16 thoughts on “Latest News

  1. Congratulations on fifteen successful and creative years in partnership. Good luck with the writing. I am always reminding myself that the great cathedrals of Europe were never built in a single generation. They always overran their building schedules. Why should a great book be any different? Not that I am writing a great book 🙂

  2. Congratulations on your anniversary! (I’m only a couple of years behind you…has it been that long?!). It sounds like you had a lovely day! I feel for professors when it comes to administrative tasks–how do you ever get anything done (that is actually completely hands on job related?). Even in the library we are bombarded with meetings (I’ve never worked anywhere before where we had so many meetings) and training sessions, and on and on. Why is it in academia that any decision made has to be done by committee? Good luck on your upcoming speech (do you were black robes like they show on movies, by the way?)–I’m sure it will be smashing! And how exciting that the book is moving along well! I’d say that, yes, you have some good excuses for not having shared book reviews! Looking forward to them when you can squeeze them in! 🙂

  3. Happy anniversary and many many congrats – 15 years is of course wonderful!! And good luck with the Freshers – I’ve survived my week, babe, so you can survive yours also!

    Love & hugs


  4. Many congratulations are due – for your anniversary and for making progress on your book. We celebrate our 14th anniversary on Wednesday, and I would agree that marriage is a wonderful creative learning process.

  5. Congratulations on your anniversary, and on the progress with your book. Change is inevitable in marriage and in work, and though it’s often a bit scary in the process, if we can be open to it the results can be quite invigorating!

  6. Lots of congratulations — for the progress on the motherhood book and for the anniversary! I love your review of your husband as a book! Best of luck with the new term and your new role in it – it sounds exciting. I’m sure you’ll do great with that speech.

  7. What a cheerful, energetic, forward-looking post! I am so happy for you. To speak so highly of your partner after fifteen years is quite a feat. He is certainly as lucky as you are!
    The countdown to the unveiling of your new post at university – fingers are crossed. I am sure it will be a success. Students do appreciate support and you will make a big difference in their lives. I am anxious to hear how it all rolls out.
    Two books going strong! It is amazing how a project can change mid-stream, and you find your new route is even more brilliant than the brilliant original!
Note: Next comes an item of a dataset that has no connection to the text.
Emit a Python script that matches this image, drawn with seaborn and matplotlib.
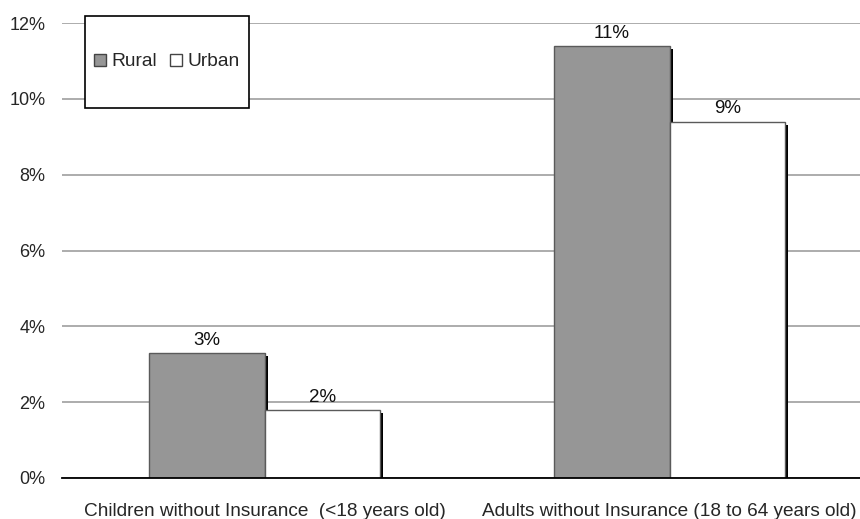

I look forward to the new “motherhood.”
    And good luck with the speech. Your writing is so erudite, I am sure the speech will be a success.
    I hope your next week is as wonderful as this past one.

  8. Archie – thank you so much, dear Archie! My academic books is definitely of the cathedral type and I shall pass the metaphor on to my long-suffering publisher! Eva – thank you! I think I’m lucky to have him. Danielle – you are such a sweetie. I don’t know how we ever get through the admin – well, it gets done badly most of the time! Happily I don’t have to wear my gown to lecture, but I do need to give some thought to what I might wear (I usually start with the shoes that are the best compromise between comfort and style and work my way up!). More book reviews soon, because I can’t possibly neglect them, now can I? 🙂 Anne – fifteen years for us both, and Danielle and Charlotte right behind us. That must be a lot of years if you tot them up. So glad to know you survived – I like the feeling of solidarity! You are a sweetheart; love and hugs to you too. Charlotte – oh many congratulations for next Wednesday! I hope you have something nice planned. Thank you for the kind words – most creativity is just plugging on adding the next little bit, as you well know! Equiano – thank you so much! How nice of you to say so. Becca – isn’t it the funniest thing about change? I like to think I’m good with it – until I actually have to confront it and then I’m often horrified. But it’s amazing how often it turns out to truly be for the best. Dorothy – what a lovely comment from you – thank you! I’ll bet you could come up with a wonderful bookish description of the Hobgoblin! I’m at the point now of thinking I’ll feel much better when this speech is over, so thank you for the kind words – much appreciated. Qugrainne – it’s lovely to have you visit and to leave such an encouraging and sympathetic message. Thank you! The learning support role is most interesting, even if a bit frustrating at times, and I’ll certainly be posting in a few weeks on what I’m learning about the teaching process. As you know, projects go up and down and so I did appreciate the (probably brief) up this past week – I’ll make it last as long as I can. My husband is a sweetie; his only real fault is that he wouldn’t ever blog, but I’ll let that one go 😉 Thank you also for the kind words about the speech – I’ll probably post about it eventually. Last week was a nice one, and I’ll just be happy if I can hang onto the good mood!

  9. So many congratulations, your academic book, your motherhood book, and your wedding anniversary! You and your husband seem like a perfect match, it is so wonderful to send good wishes to such a happy couple. And I am sure you speech will be brilliant!

  10. Congratulations on the anniversary. On the matter of the motherhood book – when I went to hear Katherine Swift speak about her book ‘The Morville Hours’ the other week she said that she was thinking about writing in this area. I don’t know any more than that but it might be useful to see if you can contact her through her publishers and see if you can help each other in any way.

  11. Smithereens – we’ve had our ups and downs over the years, that’s for sure, but I wouldn’t be anywhere else right now. All the cliches about working at it are undoubtedly true, and even if that doesn’t always come easy, the results are certainly worth it! Ann – I just looked up The Morville Hours and it seems to be a fascinating book. I’d love to know whether there are any famous women gardeners who were mothers? It strikes me as a very creative thing to do.